Because she teaches at a residential school, Chastain usually knows what her students have for each meal and can work with cafeteria workers to support their learning. For one lesson, she teaches her students to make homemade ice cream and asks them where the milk comes from.

“They’ll tell me that milk comes from a cow, but they also don’t realize that cheese is made from milk,” she said. “So it’s that second step of learning ‘where does my food come from?’”

Alabama teachers like Chastain are joining a growing “moo-vement,” as the organization calls it. Last year, 27,000 classrooms across the nation registered for the Adopt-a-Cow program. This year, participation increased to 30,000, and the company has also expanded its reach overseas.

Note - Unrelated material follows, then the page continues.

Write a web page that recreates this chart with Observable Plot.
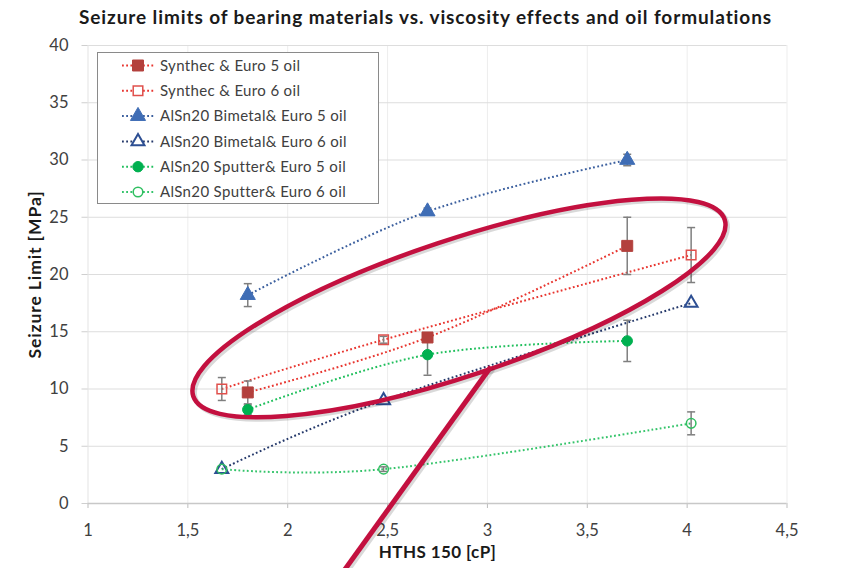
<!DOCTYPE html>
<html>
<head>
<meta charset="utf-8">
<script src="https://cdn.jsdelivr.net/npm/d3@7"></script>
<script src="https://cdn.jsdelivr.net/npm/@observablehq/plot@0.6"></script>
<style>
  html, body { margin: 0; padding: 0; background: #ffffff; }
  #wrap { width: 851px; height: 568px; position: relative; overflow: hidden; }
  #title { height: 36px; line-height: 34px; text-align: center; font-family: Lato, sans-serif;
           font-weight: 700; font-size: 19px; letter-spacing: 0.9px; color: #1a1a1a; white-space: nowrap; }
  svg { display: block; }
</style>
</head>
<body>
<div id="wrap">
  <div id="title">Seizure limits of bearing materials vs. viscosity effects and oil formulations</div>
  <div id="chart"></div>
</div>
<script>
// ---- data ----
const seriesNames = [
  "Synthec & Euro 5 oil",
  "Synthec & Euro 6 oil",
  "AlSn20 Bimetal& Euro 5 oil",
  "AlSn20 Bimetal& Euro 6 oil",
  "AlSn20 Sputter& Euro 5 oil",
  "AlSn20 Sputter& Euro 6 oil"
];
const hthsEuro5 = [1.8, 2.7, 3.7];
const hthsEuro6 = [1.67, 2.48, 4.02];

const synthecEuro5 = [9.7, 14.5, 22.5];
const synthecEuro5Err = [1.0, 0.4, 2.5];
const synthecEuro6 = [10.0, 14.3, 21.7];
const synthecEuro6Err = [1.0, 0.3, 2.4];
const bimetalEuro5 = [18.2, 25.5, 30.0];
const bimetalEuro5Err = [1.0, 0.3, 0.5];
const bimetalEuro6 = [3.0, 9.0, 17.5];
const bimetalEuro6Err = [0, 0, 0];
const sputterEuro5 = [8.2, 13.0, 14.2];
const sputterEuro5Err = [0.4, 1.8, 1.8];
const sputterEuro6 = [3.0, 3.0, 7.0];
const sputterEuro6Err = [0, 0.2, 1.0];

const xTicks = [1, 1.5, 2, 2.5, 3, 3.5, 4, 4.5];
const yTicks = [0, 5, 10, 15, 20, 25, 30, 35, 40];
const xLabel = "HTHS 150 [cP]";
const yLabel = "Seizure Limit [MPa]";

// ---- styles per series ----
const styles = [
  {line: "#e8352f", symbol: "square",   fill: "#b3403d", stroke: "#b3403d", r: 6.2, sw: 1},
  {line: "#e8352f", symbol: "square",   fill: "none",    stroke: "#e0504c", r: 5.4, sw: 1.5},
  {line: "#3b5f9e", symbol: "triangle", fill: "#3f6db5", stroke: "#3f6db5", r: 5.6, sw: 1},
  {line: "#24386a", symbol: "triangle", fill: "none",    stroke: "#2d4f93", r: 4.8, sw: 2},
  {line: "#1fbf5c", symbol: "circle",   fill: "#00b050", stroke: "#00b050", r: 5.2, sw: 1},
  {line: "#34c46a", symbol: "circle",   fill: "none",    stroke: "#2fbf60", r: 4.8, sw: 1.5}
];

const seriesData = [
  [hthsEuro5, synthecEuro5, synthecEuro5Err],
  [hthsEuro6, synthecEuro6, synthecEuro6Err],
  [hthsEuro5, bimetalEuro5, bimetalEuro5Err],
  [hthsEuro6, bimetalEuro6, bimetalEuro6Err],
  [hthsEuro5, sputterEuro5, sputterEuro5Err],
  [hthsEuro6, sputterEuro6, sputterEuro6Err]
];

const rows = [];
seriesData.forEach(([xs, ys, es], i) => {
  xs.forEach((x, j) => rows.push({series: seriesNames[i], idx: i, x, y: ys[j], err: es[j]}));
});

const fmt = d => String(d).replace(".", ",");
const capSymbol = {draw(ctx) { ctx.moveTo(-4, 0); ctx.lineTo(4, 0); }};
const errRows = rows.filter(d => d.err > 0);

const marks = [
  Plot.gridX(xTicks.filter(d => d > 1), {stroke: "#ededed", strokeOpacity: 1}),
  Plot.gridY(yTicks.filter(d => d > 0), {stroke: "#dddddd", strokeOpacity: 1}),
  Plot.ruleX([1], {stroke: "#e3e3e3"}),
  Plot.axisY({ticks: yTicks, tickSize: 6, tickPadding: 13.5, stroke: "#cfcfcf", fontSize: 16.5, fill: "#404040", label: null}),
  Plot.axisX({ticks: xTicks, tickFormat: fmt, tickSize: 5, tickPadding: 15.5, stroke: "#bdbdbd", fontSize: 16.5, fill: "#404040", label: null}),
  Plot.ruleY([0], {stroke: "#c8c8c8", strokeWidth: 1.5}),
  Plot.text([xLabel], {frameAnchor: "bottom", dy: 54, fontSize: 17, fontWeight: 700, fill: "#1a1a1a", className: "axis-title-x"}),
  Plot.text([yLabel], {frameAnchor: "left", textAnchor: "middle", dx: -52.5, rotate: -90, fontSize: 17.5, fontWeight: 700, fill: "#1a1a1a", className: "axis-title-y"})
];

styles.forEach((s, i) => {
  const data = rows.filter(d => d.idx === i);
  marks.push(Plot.line(data, {x: "x", y: "y", curve: "cardinal", stroke: s.line, strokeWidth: 2,
    strokeDasharray: "1.8 2.4", strokeLinecap: "butt"}));
});
marks.push(Plot.ruleX(errRows, {x: "x", y1: d => d.y - d.err, y2: d => d.y + d.err, stroke: "#7f7f7f", strokeWidth: 1.5}));
marks.push(Plot.dot(errRows, {x: "x", y: d => d.y - d.err, symbol: capSymbol, stroke: "#7f7f7f", strokeWidth: 1.5, r: 4}));
marks.push(Plot.dot(errRows, {x: "x", y: d => d.y + d.err, symbol: capSymbol, stroke: "#7f7f7f", strokeWidth: 1.5, r: 4}));
styles.forEach((s, i) => {
  const data = rows.filter(d => d.idx === i);
  marks.push(Plot.dot(data, {x: "x", y: "y", symbol: s.symbol, r: s.r, fill: s.fill, stroke: s.stroke, strokeWidth: s.sw}));
});

const chart = Plot.plot({
  width: 851,
  height: 532,
  marginTop: 9,
  marginBottom: 65,
  marginLeft: 87.5,
  marginRight: 64.5,
  style: {fontFamily: "Lato, sans-serif", background: "transparent", overflow: "visible"},
  x: {type: "linear", domain: [1, 4.5], ticks: xTicks, tickFormat: fmt, label: null},
  y: {type: "linear", domain: [0, 40], ticks: yTicks, label: null},
  marks
});
document.getElementById("chart").appendChild(chart);

// ---- annotations: legend box, ellipse and pointer line ----
const svg = d3.select(chart);
svg.selectAll(".axis-title-x text").attr("letter-spacing", "0.4px");
svg.selectAll(".axis-title-y text").attr("letter-spacing", "0.9px");
const sx = chart.scale("x"), sy = chart.scale("y");

// legend
const lg = svg.append("g").attr("font-family", "Lato, sans-serif").attr("font-size", 15)
  .attr("letter-spacing", "0.35px").attr("fill", "#404040").attr("text-anchor", "start");
lg.append("rect").attr("x", 97.5).attr("y", 16.5).attr("width", 281).attr("height", 151)
  .attr("fill", "#ffffff").attr("stroke", "#8a8a8a").attr("stroke-width", 1);
const symType = {square: d3.symbolSquare, triangle: d3.symbolTriangle, circle: d3.symbolCircle};
styles.forEach((s, i) => {
  const yy = 29.5 + i * 25.3;
  lg.append("line").attr("x1", 122).attr("x2", 154).attr("y1", yy).attr("y2", yy)
    .attr("stroke", s.line).attr("stroke-width", 2).attr("stroke-dasharray", "1.8 2.4");
  lg.append("path").attr("d", d3.symbol().type(symType[s.symbol]).size(Math.PI * s.r * s.r)())
    .attr("transform", `translate(138,${yy})`)
    .attr("fill", s.fill === "none" ? "#ffffff" : s.fill).attr("stroke", s.stroke).attr("stroke-width", s.sw);
  lg.append("text").attr("x", 160).attr("y", yy).attr("dy", "0.35em").text(seriesNames[i]);
});

// highlight ellipse
const cx = sx.apply(2.86), cy = sy.apply(17.04);
const ann = svg.append("g");
ann.append("ellipse").attr("cx", cx + 2).attr("cy", cy + 2).attr("rx", 280).attr("ry", 68)
  .attr("transform", `rotate(-18.4 ${cx + 2} ${cy + 2})`)
  .attr("fill", "none").attr("stroke", "#000").attr("stroke-opacity", 0.15).attr("stroke-width", 5);
ann.append("ellipse").attr("cx", cx).attr("cy", cy).attr("rx", 280).attr("ry", 68)
  .attr("transform", `rotate(-18.4 ${cx} ${cy})`)
  .attr("fill", "none").attr("stroke", "#c3103f").attr("stroke-width", 4.5);
// pointer line
const p1 = [sx.apply(3.02), sy.apply(11.9)], p2 = [sx.apply(2.26), sy.apply(-6.5)];
ann.append("line").attr("x1", p1[0] + 2).attr("y1", p1[1] + 2).attr("x2", p2[0] + 2).attr("y2", p2[1] + 2)
  .attr("stroke", "#000").attr("stroke-opacity", 0.15).attr("stroke-width", 5.5);
ann.append("line").attr("x1", p1[0]).attr("y1", p1[1]).attr("x2", p2[0]).attr("y2", p2[1])
  .attr("stroke", "#c3103f").attr("stroke-width", 5);
</script>
</body>
</html>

In Pike Road last year, kindergartners got to Zoom with their adopted calf. And in Alexander City last spring, a STEM teacher held a gender reveal for a cow she adopted from the local Blue Ribbon Dairy farm.

In Talladega, Chastain has already registered for another year, and is waiting to hear back about her newest calf. In the meantime, she says her two Jerseys at home might make a special visit.

A teacher holds a photo of a brown cow named Ginger.

Alexander City Schools adopted “Ginger” from Blue Ribbon Dairy last spring. Image from Alexander City Schools

How do I adopt a cow?

To apply for the program, teachers can visit discoverdairy.com/adopt-a-cow, where an application will ask for some basic personal and classroom information. There’s no approval process, which means all applicants will be automatically registered to adopt a cow for the current school year.

By October, participants will be notified of their host farm and calf via email and a post to the user’s Adopt-A-Cow portal. Teachers can expect to receive a kit with details about the farm and calf by November, and about three updates on the cow throughout the year.

In April or May, classrooms will have an opportunity to chat live with the calf and host farm via YouTube.

Registration for each academic year runs from May 1 to September 15.